## DATA EXTRACT
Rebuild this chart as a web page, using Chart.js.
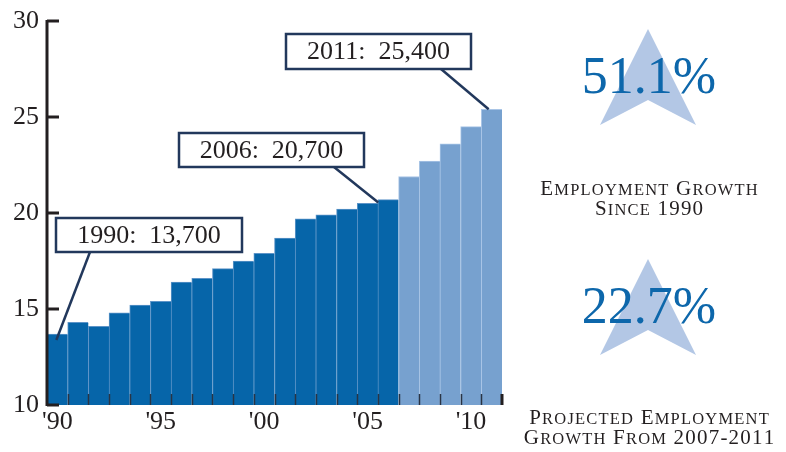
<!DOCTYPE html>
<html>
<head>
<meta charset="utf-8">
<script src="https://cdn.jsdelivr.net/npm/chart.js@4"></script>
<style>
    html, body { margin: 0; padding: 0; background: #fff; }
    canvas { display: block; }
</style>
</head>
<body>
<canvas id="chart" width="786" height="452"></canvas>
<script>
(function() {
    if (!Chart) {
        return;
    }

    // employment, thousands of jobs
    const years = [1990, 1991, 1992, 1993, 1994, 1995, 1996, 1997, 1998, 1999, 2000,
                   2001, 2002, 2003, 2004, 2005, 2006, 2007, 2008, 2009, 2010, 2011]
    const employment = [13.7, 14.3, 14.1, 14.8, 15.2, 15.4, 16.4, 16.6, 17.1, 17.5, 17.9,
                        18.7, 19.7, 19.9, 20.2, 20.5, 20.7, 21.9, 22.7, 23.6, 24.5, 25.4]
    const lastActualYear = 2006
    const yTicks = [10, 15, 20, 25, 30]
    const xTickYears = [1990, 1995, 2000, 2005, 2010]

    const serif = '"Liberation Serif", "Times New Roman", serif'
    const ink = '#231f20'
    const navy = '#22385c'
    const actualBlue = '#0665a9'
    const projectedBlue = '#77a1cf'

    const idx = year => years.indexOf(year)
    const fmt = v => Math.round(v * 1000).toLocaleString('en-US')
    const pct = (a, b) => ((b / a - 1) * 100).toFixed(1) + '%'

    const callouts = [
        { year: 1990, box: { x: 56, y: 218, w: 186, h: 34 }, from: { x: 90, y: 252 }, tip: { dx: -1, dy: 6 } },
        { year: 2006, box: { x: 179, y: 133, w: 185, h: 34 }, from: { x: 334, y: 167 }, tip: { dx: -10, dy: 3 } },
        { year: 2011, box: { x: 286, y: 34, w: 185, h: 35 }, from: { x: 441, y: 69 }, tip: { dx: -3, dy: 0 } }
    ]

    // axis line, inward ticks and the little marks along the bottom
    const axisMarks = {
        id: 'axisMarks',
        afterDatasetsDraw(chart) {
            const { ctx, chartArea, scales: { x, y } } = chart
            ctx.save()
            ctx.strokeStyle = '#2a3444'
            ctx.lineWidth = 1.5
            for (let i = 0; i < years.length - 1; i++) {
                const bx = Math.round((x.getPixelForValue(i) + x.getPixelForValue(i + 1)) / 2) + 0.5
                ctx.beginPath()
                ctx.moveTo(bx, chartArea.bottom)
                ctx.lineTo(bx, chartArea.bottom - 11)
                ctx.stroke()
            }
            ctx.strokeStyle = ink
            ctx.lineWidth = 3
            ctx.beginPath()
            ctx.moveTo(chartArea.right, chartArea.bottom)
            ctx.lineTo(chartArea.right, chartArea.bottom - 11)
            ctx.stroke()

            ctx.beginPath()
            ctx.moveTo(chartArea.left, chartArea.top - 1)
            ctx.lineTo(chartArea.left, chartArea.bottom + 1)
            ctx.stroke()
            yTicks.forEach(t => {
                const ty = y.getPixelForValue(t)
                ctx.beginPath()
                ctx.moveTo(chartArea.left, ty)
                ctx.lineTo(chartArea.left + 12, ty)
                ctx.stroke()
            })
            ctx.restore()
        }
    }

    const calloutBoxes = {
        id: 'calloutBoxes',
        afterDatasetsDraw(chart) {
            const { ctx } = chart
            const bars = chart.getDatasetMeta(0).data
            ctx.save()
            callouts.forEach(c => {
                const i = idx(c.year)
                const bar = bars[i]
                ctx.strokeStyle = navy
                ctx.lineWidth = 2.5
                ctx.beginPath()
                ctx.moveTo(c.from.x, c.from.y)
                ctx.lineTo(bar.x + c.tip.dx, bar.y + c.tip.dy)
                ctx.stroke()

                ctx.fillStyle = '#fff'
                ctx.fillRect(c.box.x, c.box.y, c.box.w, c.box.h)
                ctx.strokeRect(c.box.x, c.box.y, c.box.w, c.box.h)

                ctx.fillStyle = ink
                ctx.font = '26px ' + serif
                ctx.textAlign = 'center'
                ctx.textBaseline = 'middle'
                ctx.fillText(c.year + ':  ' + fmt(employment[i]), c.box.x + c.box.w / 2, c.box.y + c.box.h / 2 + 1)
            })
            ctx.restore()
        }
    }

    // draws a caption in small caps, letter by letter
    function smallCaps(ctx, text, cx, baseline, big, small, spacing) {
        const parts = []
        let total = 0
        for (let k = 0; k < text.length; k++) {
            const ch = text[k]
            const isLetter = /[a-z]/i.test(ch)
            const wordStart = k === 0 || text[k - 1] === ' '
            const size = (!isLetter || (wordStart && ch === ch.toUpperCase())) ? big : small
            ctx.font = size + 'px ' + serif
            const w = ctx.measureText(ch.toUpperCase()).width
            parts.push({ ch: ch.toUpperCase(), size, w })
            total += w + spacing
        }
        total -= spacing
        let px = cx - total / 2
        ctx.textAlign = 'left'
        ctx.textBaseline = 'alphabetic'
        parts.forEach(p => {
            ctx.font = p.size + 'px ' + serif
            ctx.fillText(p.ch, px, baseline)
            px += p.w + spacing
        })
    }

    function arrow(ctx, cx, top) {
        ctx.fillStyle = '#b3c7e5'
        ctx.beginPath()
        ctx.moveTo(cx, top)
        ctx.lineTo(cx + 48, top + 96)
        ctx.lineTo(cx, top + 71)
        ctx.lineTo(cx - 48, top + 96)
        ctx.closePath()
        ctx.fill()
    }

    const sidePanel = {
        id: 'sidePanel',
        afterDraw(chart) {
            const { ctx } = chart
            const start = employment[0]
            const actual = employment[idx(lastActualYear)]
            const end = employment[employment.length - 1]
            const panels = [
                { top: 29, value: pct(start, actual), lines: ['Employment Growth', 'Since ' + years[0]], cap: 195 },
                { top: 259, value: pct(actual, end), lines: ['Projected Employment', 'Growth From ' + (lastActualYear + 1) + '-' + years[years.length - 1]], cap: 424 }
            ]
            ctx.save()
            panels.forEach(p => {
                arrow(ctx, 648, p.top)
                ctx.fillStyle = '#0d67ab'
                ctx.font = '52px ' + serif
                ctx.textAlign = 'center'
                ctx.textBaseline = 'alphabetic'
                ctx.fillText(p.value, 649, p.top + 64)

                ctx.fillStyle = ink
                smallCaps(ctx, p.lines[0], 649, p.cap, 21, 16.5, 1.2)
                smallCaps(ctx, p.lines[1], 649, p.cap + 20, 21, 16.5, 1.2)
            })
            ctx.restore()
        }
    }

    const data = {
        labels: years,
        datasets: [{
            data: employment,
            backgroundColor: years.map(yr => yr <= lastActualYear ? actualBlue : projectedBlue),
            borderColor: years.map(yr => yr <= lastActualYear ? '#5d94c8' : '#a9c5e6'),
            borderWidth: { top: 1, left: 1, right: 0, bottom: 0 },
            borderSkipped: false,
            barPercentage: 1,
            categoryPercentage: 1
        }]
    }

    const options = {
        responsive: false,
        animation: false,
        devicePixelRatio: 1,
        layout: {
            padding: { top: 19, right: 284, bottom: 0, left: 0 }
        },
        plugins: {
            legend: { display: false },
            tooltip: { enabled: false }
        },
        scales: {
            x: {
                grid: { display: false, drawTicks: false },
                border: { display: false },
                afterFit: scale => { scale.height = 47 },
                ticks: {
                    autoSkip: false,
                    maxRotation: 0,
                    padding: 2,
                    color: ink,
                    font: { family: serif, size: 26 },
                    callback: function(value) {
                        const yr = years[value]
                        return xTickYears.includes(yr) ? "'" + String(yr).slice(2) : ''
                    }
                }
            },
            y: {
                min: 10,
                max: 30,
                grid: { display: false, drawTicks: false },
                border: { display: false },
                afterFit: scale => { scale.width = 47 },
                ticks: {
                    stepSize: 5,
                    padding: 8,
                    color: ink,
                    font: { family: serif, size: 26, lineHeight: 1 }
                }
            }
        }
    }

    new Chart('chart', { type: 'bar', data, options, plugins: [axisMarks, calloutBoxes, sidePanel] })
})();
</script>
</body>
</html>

## WHAT YOU WILL DO
Make an exact copy of the lines from the top of the material through the line with "const xTickYears = [1990, 1995, 2000, 2005, 2010]", pictures excluded.

## THE RESULT
Rebuild this chart as a web page, using Chart.js.
<!DOCTYPE html>
<html>
<head>
<meta charset="utf-8">
<script src="https://cdn.jsdelivr.net/npm/chart.js@4"></script>
<style>
    html, body { margin: 0; padding: 0; background: #fff; }
    canvas { display: block; }
</style>
</head>
<body>
<canvas id="chart" width="786" height="452"></canvas>
<script>
(function() {
    if (!Chart) {
        return;
    }

    // employment, thousands of jobs
    const years = [1990, 1991, 1992, 1993, 1994, 1995, 1996, 1997, 1998, 1999, 2000,
                   2001, 2002, 2003, 2004, 2005, 2006, 2007, 2008, 2009, 2010, 2011]
    const employment = [13.7, 14.3, 14.1, 14.8, 15.2, 15.4, 16.4, 16.6, 17.1, 17.5, 17.9,
                        18.7, 19.7, 19.9, 20.2, 20.5, 20.7, 21.9, 22.7, 23.6, 24.5, 25.4]
    const lastActualYear = 2006
    const yTicks = [10, 15, 20, 25, 30]
    const xTickYears = [1990, 1995, 2000, 2005, 2010]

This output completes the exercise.